I am a big goldfish lover, pretty much that's all I keep lol. As most of you know goldfish are huge waste producers so I wanted a cheap but good HOB filter for mainly bio filtration. But I recently got a penguin 350 by marine land on sale for 50$ at Petco and was wondering how effective and how much surface area is available for beneficial bacteria to colonize on them?And is it possible to add extra media in the filter like ceramic rings?

Ive read in a article that they are not that effective

http://www.aquarium-pond-answers.com/2006/12/do-bio-wheels-really-work.html


----------



## Aquastar (Jul 17, 2015)

I have a penguin 75. I think the biowheel is a good idea, but I didn't use mine for the first month (newbie at that time) because it made way to much noise. You can't do much with the biowheel such as added filtration. 
I had a sponge in one of the available area for more filtration and it kept blocking the wheel. I suppose you could forget the normal cartridge and put some ceramic rings and foam in there instead? 
I think it great if you lower the water level for super oxygenated water (I've seen what it does during water changes). So that's my experience with my biowheel kit. Also, I found that sometimes it wont work if you clean out the tube and stuff for about 10min after you finished. It seems really picky about filling it up before starting it, I've not enjoyed the scratchy hissy noise it can make if the water level drops. Sometimes I've poured half my tank in the filter in effort to make it be quiet and work with little success. It does get the job done in the end though.


----------



## jeaninel (Aug 24, 2007)

I have a few of the Penguin 350's and they are a good little filter. Some of mine have been running for over 7 years and I have never had to change out the bio wheels. Sometimes the wheels will slow down but just cleaning the gunk in the bushings that hold the wheel in place seems to help. However, as stated above, it's kind of hard to add ceramic rings without interfering with the movement of the wheels. I have foam blocks and a cartridge filled with floss in mine. But if you want the option of using ceramic media I think the Aquaclear filters are great for that. There's lots of room to add media and they push a ton of water. I had an AC500 (now called the AC110) and it was a great filter. So you may want to consider that option. It's a bit more expensive than the bio wheels but worth it.


----------



## MikeG14 (May 31, 2014)

I think you need to pick your battles with a bio-wheel. I'm currently running 4 penguin 150B's and as long as they are maintained properly they perform well.

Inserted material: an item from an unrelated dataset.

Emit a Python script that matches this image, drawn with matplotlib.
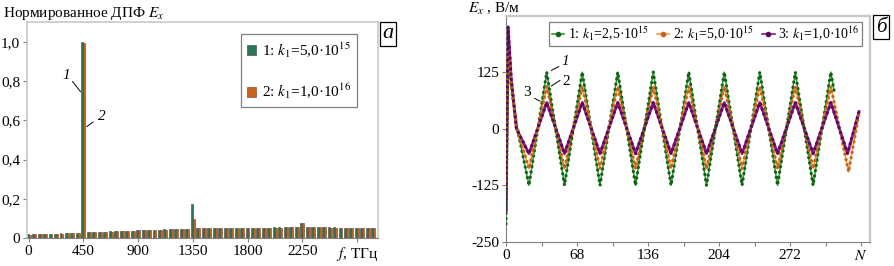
import matplotlib
matplotlib.use("Agg")
import matplotlib.pyplot as plt
from matplotlib.lines import Line2D
import numpy as np

plt.rcParams['font.family'] = ['Liberation Serif', 'DejaVu Serif']
plt.rcParams['mathtext.fontset'] = 'stix'
plt.rcParams['font.size'] = 11

# ---- panel a: normalised DFT, 64 bins of 45 THz ----
bins = list(range(64))
xlabels = ['0', '450', '900', '1350', '1800', '2250', '$f$, ТГц']
dft_1 = [0.018, 0.019, 0.020, 0.021, 0.022, 0.022, 0.023, 0.024, 0.025, 0.026,
         1.000, 0.030, 0.031, 0.032, 0.033, 0.034, 0.035, 0.036, 0.037, 0.038,
         0.040, 0.041, 0.041, 0.042, 0.043, 0.044, 0.045, 0.045, 0.046, 0.047,
         0.175, 0.050, 0.050, 0.051, 0.051, 0.051, 0.052, 0.052, 0.052, 0.052,
         0.053, 0.053, 0.053, 0.053, 0.053, 0.054, 0.054, 0.054, 0.054, 0.054,
         0.078, 0.055, 0.055, 0.055, 0.054, 0.054, 0.054, 0.053, 0.053, 0.053,
         0.052, 0.052, 0.052, 0.051]
dft_2 = [0.017, 0.018, 0.019, 0.020, 0.021, 0.022, 0.022, 0.023, 0.024, 0.025,
         0.995, 0.029, 0.030, 0.031, 0.032, 0.033, 0.034, 0.035, 0.036, 0.037,
         0.039, 0.040, 0.041, 0.042, 0.042, 0.043, 0.044, 0.045, 0.046, 0.046,
         0.097, 0.049, 0.050, 0.050, 0.051, 0.051, 0.051, 0.052, 0.052, 0.052,
         0.052, 0.053, 0.053, 0.053, 0.053, 0.053, 0.053, 0.054, 0.054, 0.054,
         0.074, 0.054, 0.054, 0.054, 0.054, 0.053, 0.053, 0.053, 0.052, 0.052,
         0.052, 0.051, 0.051, 0.050]

# ---- panel b: E_x vs sample N (peak/trough vertices) ----
n_1 = [0, 2, 5, 10, 22, 39, 56, 73, 90, 107, 124, 141, 158, 175, 192, 209,
       226, 243, 260, 277, 294, 311, 314]
e_1 = [-210, 165, 95, 10, -125, 125, -125, 125, -125, 125, -125, 125, -125,
       125, -125, 125, -125, 125, -125, 125, -125, 125, 85]
n_2 = [0, 2, 5, 10, 22, 39, 56, 73, 90, 107, 124, 141, 158, 175, 192, 209,
       226, 243, 260, 277, 294, 311, 328, 338]
e_2 = [-130, 175, 100, 5, -88, 93, -88, 93, -88, 93, -88, 93, -88, 93, -88,
       93, -88, 93, -88, 93, -88, 93, -95, 35]
n_3 = [0, 2, 5, 10, 22, 39, 56, 73, 90, 107, 124, 141, 158, 175, 192, 209,
       226, 243, 260, 277, 294, 311, 327, 338]
e_3 = [-180, 225, 110, 0, -55, 58, -55, 58, -55, 58, -55, 58, -55, 58, -55,
       58, -55, 58, -55, 58, -55, 58, -55, 38]

W, H = 894, 266
fig = plt.figure(figsize=(W / 100, H / 100), dpi=100)

def fx(p):
    return p / W

def fy(p):
    return 1 - p / H

# ===== left panel =====
axa = fig.add_axes([fx(27), fy(238), fx(351), fy(22) - fy(238)])
x = np.array(bins)
bw = 0.36
axa.bar(x - bw / 2, dft_1, bw, color='#2d7458', edgecolor='#2a4a3a', lw=0.4,
        label='1: $k_1$=5,0·10$^{15}$')
axa.bar(x + bw / 2, dft_2, bw, color='#c8601e', edgecolor='#6a3a20', lw=0.4,
        label='2: $k_1$=1,0·10$^{16}$')
axa.set_xlim(-0.3, 63.85)
axa.set_ylim(0, 1.102)
axa.set_xticks(range(0, 61, 10))
axa.set_xticklabels(xlabels)
axa.set_yticks([0, 0.2, 0.4, 0.6, 0.8, 1.0])
axa.set_yticklabels(['0', '0,2', '0,4', '0,6', '0,8', '1,0'])
for s in ['top', 'right', 'left']:
    axa.spines[s].set_color('#c8c8c8')
    axa.spines[s].set_linewidth(1.2)
axa.spines['bottom'].set_color('#808080')
axa.tick_params(axis='both', length=3, width=0.8, color='#808080', pad=2)
leg = axa.legend(loc='upper left', bbox_to_anchor=(0.61, 0.944), borderaxespad=0,
                 frameon=True, fancybox=False, edgecolor='#606060',
                 handlelength=0.6, handleheight=0.6, handletextpad=0.35,
                 labelspacing=1.45, borderpad=0.4, fontsize=11)
leg.get_frame().set_linewidth(0.9)
fig.text(fx(3), fy(14), 'Нормированное ДПФ $E_x$', fontsize=11, va='center')
axa.annotate('', xy=(9.8, 0.735), xytext=(7.7, 0.81),
             arrowprops=dict(arrowstyle='-', lw=0.7, color='k'))
axa.text(6.9, 0.83, '1', fontsize=11, style='italic', ha='center', va='center')
axa.annotate('', xy=(10.2, 0.56), xytext=(12.2, 0.60),
             arrowprops=dict(arrowstyle='-', lw=0.7, color='k'))
axa.text(13.3, 0.62, '2', fontsize=11, style='italic', ha='center', va='center')
fig.text(fx(388), fy(34), 'а', fontsize=16, style='italic', ha='center', va='center',
         bbox=dict(boxstyle='square,pad=0.12', fc='white', ec='k', lw=0.9))

# ===== right panel =====
axb = fig.add_axes([fx(506), fy(242), fx(364), fy(15.5) - fy(242)])
series = [(n_1, e_1, '#2ca02c', '#17601a', 1.1, '1: $k_1$=2,5·10$^{15}$'),
          (n_2, e_2, '#f5a040', '#c86418', 1.1, '2: $k_1$=5,0·10$^{15}$'),
          (n_3, e_3, '#8a1a8a', '#5a0a5a', 2.0, '3: $k_1$=1,0·10$^{16}$')]
handles = []
for n, e, c, dc, lw, lab in series:
    axb.plot(n, e, color=c, lw=lw, zorder=2)
    axb.plot(n, e, color=dc, lw=2.4, ls=(0, (0.01, 1.6)), dash_capstyle='round',
             zorder=3)
    handles.append(Line2D([], [], color=c, lw=1.2, marker='o', ms=3,
                          mfc=dc, mec=dc, label=lab))
axb.set_xlim(0, 348.5)
axb.set_ylim(-250, 250)
axb.set_xticks([0, 68, 136, 204, 272, 340])
axb.set_xticklabels(['0', '68', '136', '204', '272', '$N$'])
axb.set_xticks([34, 102, 170, 238, 306], minor=True)
axb.set_yticks([-250, -125, 0, 125])
axb.set_yticklabels(['-250', '-125', '0', '125'])
for s in ['top', 'right']:
    axb.spines[s].set_color('#c8c8c8')
    axb.spines[s].set_linewidth(1.6)
axb.spines['left'].set_color('#808080')
axb.spines['bottom'].set_color('#808080')
axb.tick_params(axis='both', which='both', length=3, width=0.8, color='#808080', pad=2)
leg2 = axb.legend(handles=handles, loc='upper left', bbox_to_anchor=(0.118, 0.971),
                  borderaxespad=0, ncol=3, frameon=True, fancybox=False,
                  edgecolor='#606060', handlelength=0.9, handletextpad=0.25,
                  columnspacing=0.6, borderpad=0.2, fontsize=10)
leg2.get_frame().set_linewidth(0.9)
fig.text(fx(468), fy(9), '$E_x$ , В/м', fontsize=11, va='center')
axb.annotate('', xy=(41, 126), xytext=(53, 140),
             arrowprops=dict(arrowstyle='-', lw=0.7, color='k'))
axb.text(57, 148, '1', fontsize=11, style='italic', ha='center', va='center')
axb.annotate('', xy=(41, 91), xytext=(54, 110),
             arrowprops=dict(arrowstyle='-', lw=0.7, color='k'))
axb.text(58, 104, '2', fontsize=11, ha='center', va='center')
axb.annotate('', xy=(35, 58), xytext=(25, 70),
             arrowprops=dict(arrowstyle='-', lw=0.7, color='k'))
axb.text(20, 79, '3', fontsize=11, ha='center', va='center')
fig.text(fx(881), fy(27), 'б', fontsize=15, style='italic', ha='center', va='center',
         bbox=dict(boxstyle='square,pad=0.12', fc='white', ec='k', lw=0.9))

fig.savefig('out.png', dpi=100)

If you have a heavily plated tank and injecting Co2, a bio-wheel is not necessarily a good idea. 

From what I gather the author isn't saying bio-wheels are bad, it's just that sponge filters perform better. In fact he goes out of his way to say the a bio-wheel is better than any cartridge only filter.

One big plus with a bio-wheel is you can remove the cartridge from filter and squirt it out with a garden hose to clean it without disrupting your cycle because the majority of the beneficial bacteria is carried on the wheel.


----------